TAt partir de cierta hora, el reloj se precipita en un abismo de tiempos inciertos, la noche me emborracha con el néctar de lo intemporal, las páginas de los libros se suceden sin piedad y nada ordena el frenesí de mis ansias lectoras hasta que, allá por la madrugada plena, un pitido lejano me sitúa de nuevo en el mundo. Es el Lusitania Exprés que pasa por la estación de Cáceres: más discreto, más mullido que antaño, pero incapaz de sustraerse al vértigo agobiante del traqueteo. Esas noches de Lusitania son escasas, pero se repiten en mi insomnio desde que era un niño y me reconcilian con el paso del tiempo: los años se van, pero el tren a Lisboa permanece inmutable, recordándote dónde vives, qué hora es, cuánto te gusta el porvenir remoto de los expresos nocturnos, tan previsibles como un péndulo, tan inefables como un verso puro de Juan Ramón Jiménez.

El Lusitania Exprés es el tren de mis sueños profundos y mis noches más llenas.
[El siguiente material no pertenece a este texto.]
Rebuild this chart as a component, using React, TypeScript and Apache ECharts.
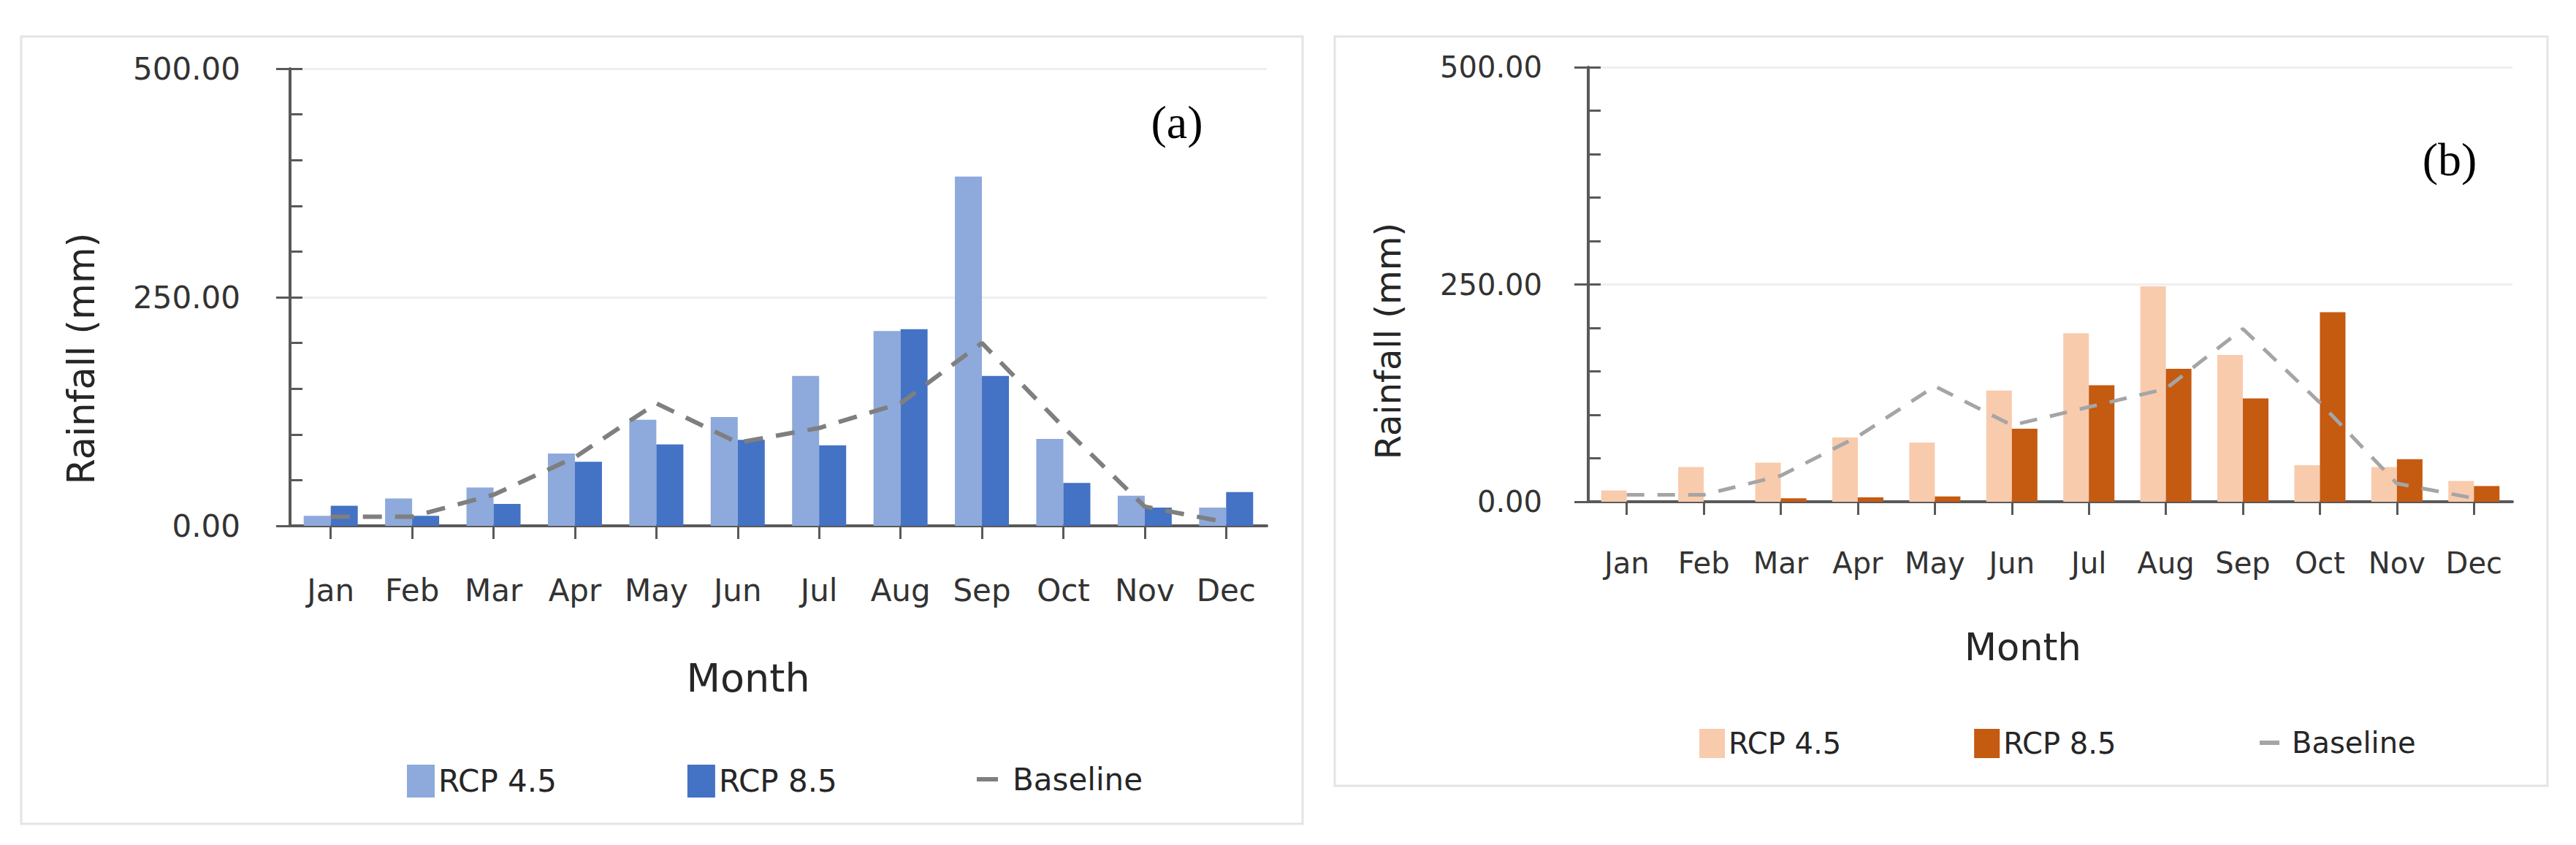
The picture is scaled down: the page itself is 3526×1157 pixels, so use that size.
import React, { useEffect, useRef } from 'react';
import * as echarts from 'echarts';

// ---------- data ----------
const months = ['Jan', 'Feb', 'Mar', 'Apr', 'May', 'Jun', 'Jul', 'Aug', 'Sep', 'Oct', 'Nov', 'Dec'];
const yTicks = [0, 250, 500];

const aRcp45 = [11, 30, 42, 79, 116, 119, 164, 213, 382, 95, 33, 20];
const aRcp85 = [22, 11, 24, 70, 89, 94, 88, 215, 164, 47, 20, 37];
const aBaseline = [10, 10, 34, 75, 134, 91, 107, 134, 200, 108, 21, 4];

const bRcp45 = [13, 40, 45, 74, 68, 128, 194, 248, 169, 42, 40, 24];
const bRcp85 = [0, 0, 4, 5, 6, 84, 134, 153, 119, 218, 49, 18];
const bBaseline = [8, 8, 30, 75, 133, 88, 109, 130, 199, 114, 21, 4];

const seriesNames = ['RCP 4.5', 'RCP 8.5', 'Baseline'];
const panelTags = ['(a)', '(b)'];
const xTitle = 'Month';
const yTitle = 'Rainfall (mm)';

// ---------- styles ----------
const FONT = 'DejaVu Sans';
const AXIS = '#595959';

type Panel = {
  rcp45: number[];
  rcp85: number[];
  baseline: number[];
  tag: string;
  light: string;
  dark: string;
  lineColor: string;
  frame: [number, number, number, number];
  grid: [number, number, number, number];
  barWidth: number;
  tickFont: number;
  yLabelMargin: number;
  xLabelMargin: number;
  legendLeft: number;
  legendTop: number;
  legendBox: [number, number];
  legendFont: number;
  legendGap: number;
  baseLegendLeft: number;
  baseLegendTop: number;
  baseLegendW: number;
  baseTextPad: number;
  monthPos: [number, number];
  monthFont: number;
  rainPos: [number, number];
  rainFont: number;
  tagPos: [number, number];
  lineWidth: number;
  dash: number[];
};

function buildOption(p: Panel) {
  const [gl, gt, gw, gh] = p.grid;
  const [fx, fy, fw, fh] = p.frame;
  return {
    animation: false,
    backgroundColor: '#ffffff',
    grid: { left: gl, top: gt, width: gw, height: gh, containLabel: false },
    xAxis: {
      type: 'category',
      data: months,
      boundaryGap: true,
      axisLine: { show: true, lineStyle: { color: AXIS, width: 4 } },
      axisTick: { show: true, alignWithLabel: true, interval: 0, length: 18, lineStyle: { color: AXIS, width: 3 } },
      axisLabel: { interval: 0, margin: p.xLabelMargin, fontSize: p.tickFont, fontFamily: FONT, color: '#333333' },
      splitLine: { show: false },
    },
    yAxis: [
      {
        type: 'value',
        position: 'left',
        min: yTicks[0],
        max: yTicks[yTicks.length - 1],
        interval: yTicks[1] - yTicks[0],
        axisLine: { show: true, lineStyle: { color: AXIS, width: 4 } },
        axisTick: { show: true, length: 19, lineStyle: { color: AXIS, width: 3 } },
        axisLabel: {
          margin: p.yLabelMargin,
          fontSize: p.tickFont,
          fontFamily: FONT,
          color: '#333333',
          formatter: (v: number) => v.toFixed(2),
        },
        splitLine: { show: true, lineStyle: { color: '#EFEFEF', width: 3 } },
      },
      {
        type: 'value',
        position: 'left',
        min: 0,
        max: 500,
        interval: 50,
        axisLine: { show: false },
        axisTick: { show: true, inside: true, length: 17, lineStyle: { color: AXIS, width: 3 } },
        axisLabel: { show: false },
        splitLine: { show: false },
      },
    ],
    legend: [
      {
        data: [seriesNames[0], seriesNames[1]],
        left: p.legendLeft,
        top: p.legendTop,
        padding: 0,
        orient: 'horizontal',
        icon: 'rect',
        itemWidth: p.legendBox[0],
        itemHeight: p.legendBox[1],
        itemGap: p.legendGap,
        textStyle: { fontSize: p.legendFont, fontFamily: FONT, color: '#262626' },
      },
      {
        data: [{ name: seriesNames[2], itemStyle: { color: p.lineColor } }],
        left: p.baseLegendLeft,
        top: p.baseLegendTop,
        padding: 0,
        icon: 'rect',
        itemWidth: p.baseLegendW,
        itemHeight: 6,
        textStyle: { fontSize: p.legendFont, fontFamily: FONT, color: '#262626', padding: [0, 0, 0, p.baseTextPad] },
      },
    ],
    graphic: [
      {
        type: 'rect',
        silent: true,
        z: -10,
        shape: { x: fx, y: fy, width: fw, height: fh },
        style: { fill: 'none', stroke: '#E4E4E4', lineWidth: 3 },
      },
      {
        type: 'text',
        x: p.monthPos[0],
        y: p.monthPos[1],
        style: { text: xTitle, fontSize: p.monthFont, fontFamily: FONT, fill: '#262626', align: 'center', verticalAlign: 'middle' },
      },
      {
        type: 'text',
        x: p.rainPos[0],
        y: p.rainPos[1],
        rotation: Math.PI / 2,
        style: { text: yTitle, fontSize: p.rainFont, fontFamily: FONT, fill: '#262626', align: 'center', verticalAlign: 'middle' },
      },
      {
        type: 'text',
        x: p.tagPos[0],
        y: p.tagPos[1],
        style: { text: p.tag, fontSize: 64, fontFamily: 'Liberation Serif', fill: '#000000', align: 'center', verticalAlign: 'middle' },
      },
    ],
    series: [
      {
        name: seriesNames[0],
        type: 'bar',
        data: p.rcp45,
        barWidth: p.barWidth,
        barGap: '0%',
        itemStyle: { color: p.light },
      },
      {
        name: seriesNames[1],
        type: 'bar',
        data: p.rcp85,
        barWidth: p.barWidth,
        barGap: '0%',
        itemStyle: { color: p.dark },
      },
      {
        name: seriesNames[2],
        type: 'line',
        data: p.baseline,
        symbol: 'none',
        showSymbol: false,
        z: 5,
        itemStyle: { color: p.lineColor },
        lineStyle: { color: p.lineColor, width: p.lineWidth, type: p.dash },
      },
    ],
  };
}

const panelA: Panel = {
  rcp45: aRcp45,
  rcp85: aRcp85,
  baseline: aBaseline,
  tag: panelTags[0],
  light: '#8EA9DB',
  dark: '#4472C4',
  lineColor: '#7F7F7F',
  frame: [29, 50, 1754, 1078],
  grid: [397, 94, 1337, 626],
  barWidth: 37,
  tickFont: 42,
  yLabelMargin: 68,
  xLabelMargin: 67,
  legendLeft: 557,
  legendTop: 1047,
  legendBox: [38, 45],
  legendFont: 42,
  legendGap: 179,
  baseLegendLeft: 1337,
  baseLegendTop: 1046,
  baseLegendW: 29,
  baseTextPad: 15,
  monthPos: [1024, 928],
  monthFont: 54,
  rainPos: [111, 491],
  rainFont: 51,
  tagPos: [1611, 167],
  lineWidth: 6,
  dash: [26, 18],
};

const panelB: Panel = {
  rcp45: bRcp45,
  rcp85: bRcp85,
  baseline: bBaseline,
  tag: panelTags[1],
  light: '#F8CBAD',
  dark: '#C55A11',
  lineColor: '#A5A5A5',
  frame: [22, 50, 1660, 1026],
  grid: [369, 92, 1265, 595],
  barWidth: 35,
  tickFont: 40,
  yLabelMargin: 63,
  xLabelMargin: 64,
  legendLeft: 521,
  legendTop: 998,
  legendBox: [35, 40],
  legendFont: 40,
  legendGap: 182,
  baseLegendLeft: 1288,
  baseLegendTop: 997,
  baseLegendW: 27,
  baseTextPad: 12,
  monthPos: [964, 886],
  monthFont: 51,
  rainPos: [95, 467],
  rainFont: 48,
  tagPos: [1548, 218],
  lineWidth: 5,
  dash: [24, 18],
};

function ChartPanel({ panel, left, width }: { panel: Panel; left: number; width: number }) {
  const ref = useRef<HTMLDivElement>(null);
  useEffect(() => {
    if (!ref.current) return;
    const chart = echarts.init(ref.current, undefined, { renderer: 'svg' });
    chart.setOption(buildOption(panel) as any);
    return () => chart.dispose();
  }, [panel]);
  return <div ref={ref} style={{ position: 'absolute', left, top: 0, width, height: 1157 }} />;
}

export default function App() {
  return (
    <div style={{ position: 'fixed', left: 0, top: 0, width: 3526, height: 1157, background: '#ffffff', overflow: 'hidden' }}>
      <ChartPanel panel={panelA} left={0} width={1805} />
      <ChartPanel panel={panelB} left={1805} width={1721} />
    </div>
  );
}
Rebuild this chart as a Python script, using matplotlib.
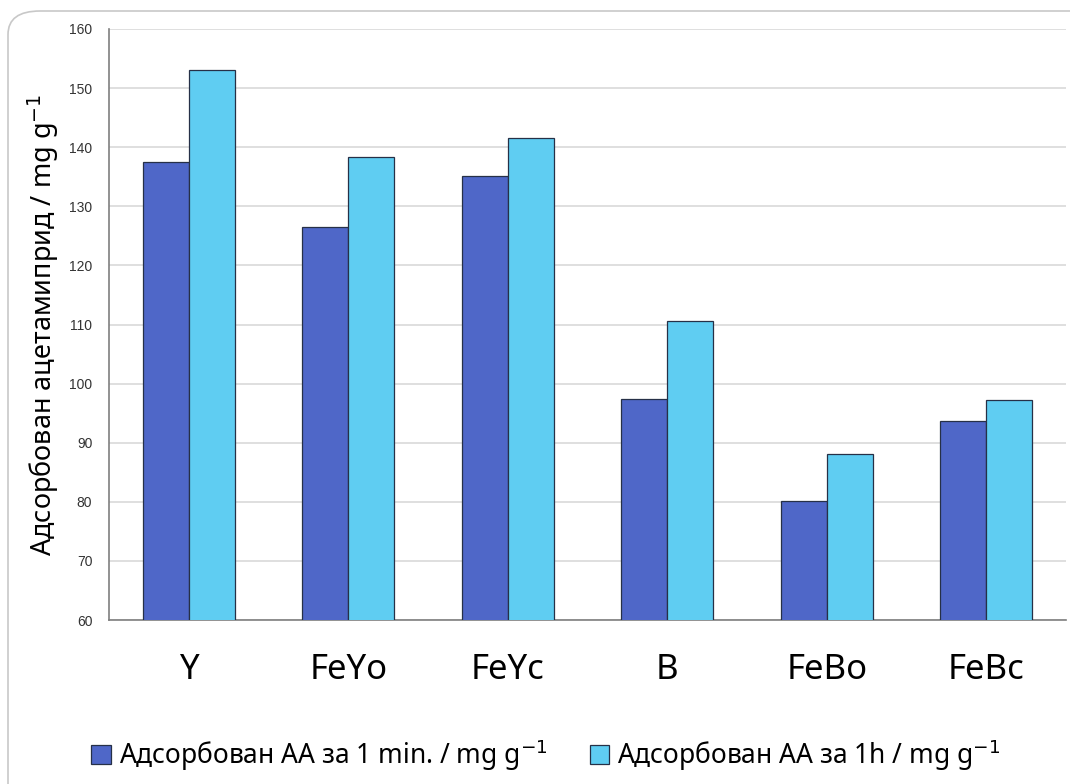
import matplotlib.pyplot as plt
import numpy as np
from matplotlib.patches import FancyBboxPatch

plt.rcParams['font.family'] = ['Noto Sans', 'DejaVu Sans']

categories = ['Y', 'FeYo', 'FeYc', 'B', 'FeBo', 'FeBc']
aa_1min = [137.5, 126.5, 135.1, 97.4, 80.1, 93.7]
aa_1h = [153.1, 138.3, 141.6, 110.6, 88.1, 97.2]
label_1min = 'Адсорбован АА за 1 min. / mg g$^{-1}$'
label_1h = 'Адсорбован АА за 1h / mg g$^{-1}$'

fig = plt.figure(figsize=(10.7, 7.84), dpi=100)

# rounded frame around the figure
frame = FancyBboxPatch((8 / 1070, -0.1), 1.2, 1 - 11 / 784 + 0.1,
                       boxstyle='round,pad=0,rounding_size=0.03',
                       transform=fig.transFigure, fill=False,
                       edgecolor='#c8c8c8', linewidth=1.2, zorder=0)
fig.patches.append(frame)

ax = fig.add_axes([109 / 1070, 1 - 620 / 784, (1066 - 109) / 1070, (620 - 29) / 784])

x = np.arange(len(categories))
w = 0.287
ax.bar(x - w / 2, aa_1min, w, color='#4f67c8', edgecolor='#263047', linewidth=0.9,
       label=label_1min, zorder=3)
ax.bar(x + w / 2, aa_1h, w, color='#5fcdf2', edgecolor='#263047', linewidth=0.9,
       label=label_1h, zorder=3)

ax.set_xlim(-0.5, len(categories) - 0.5)
ax.set_ylim(60, 160)
ax.set_yticks(np.arange(60, 161, 10))
ax.yaxis.grid(True, color='#d9d9d9', linewidth=1.2, zorder=0)
ax.set_axisbelow(True)

ax.set_xticks(x)
ax.set_xticklabels(categories, fontsize=25)
ax.tick_params(axis='x', length=0, pad=24)
ax.tick_params(axis='y', length=0, pad=12, labelsize=10, labelcolor='#333333')
for lbl in ax.get_yticklabels():
    lbl.set_family(['Liberation Sans', 'DejaVu Sans'])

for s in ['top', 'right']:
    ax.spines[s].set_visible(False)
ax.spines['left'].set_color('#7f7f7f')
ax.spines['bottom'].set_color('#7f7f7f')
ax.spines['left'].set_linewidth(1.2)
ax.spines['bottom'].set_linewidth(1.2)

ax.set_ylabel('Адсорбован ацетамиприд / mg g$^{-1}$', fontsize=19.5, labelpad=6)

fig.legend(loc='center', bbox_to_anchor=(0.51, 1 - 755 / 784), ncol=2, frameon=False,
           fontsize=19, handlelength=0.75, handleheight=0.75, handletextpad=0.3,
           columnspacing=1.6)

plt.savefig('out.png', dpi=100)
plt.close()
En Cáceres, vivieras donde vivieras, siempre había un silbido lejano que sonaba a las cuatro. Durante el día, el parque, la Montaña, las Carmelitas o la Cruz de los Caídos te prestaban la certeza imprescindible para reconocerte en lo doméstico, en lo de toda la vida. Y en la madrugada, cuando el sí es no es del duermevela te sumía en un sinvivir estremecido, bastaba el eco incesante del tren y su grito agudo para reconfortarte con lo cotidiano y mecerte en un vaivén ferroviario de seguridades: si pasa el Lusitania es que todo pervive. Inquietud: el AVE es muy práctico, ¿pero qué será de mis noches en vela?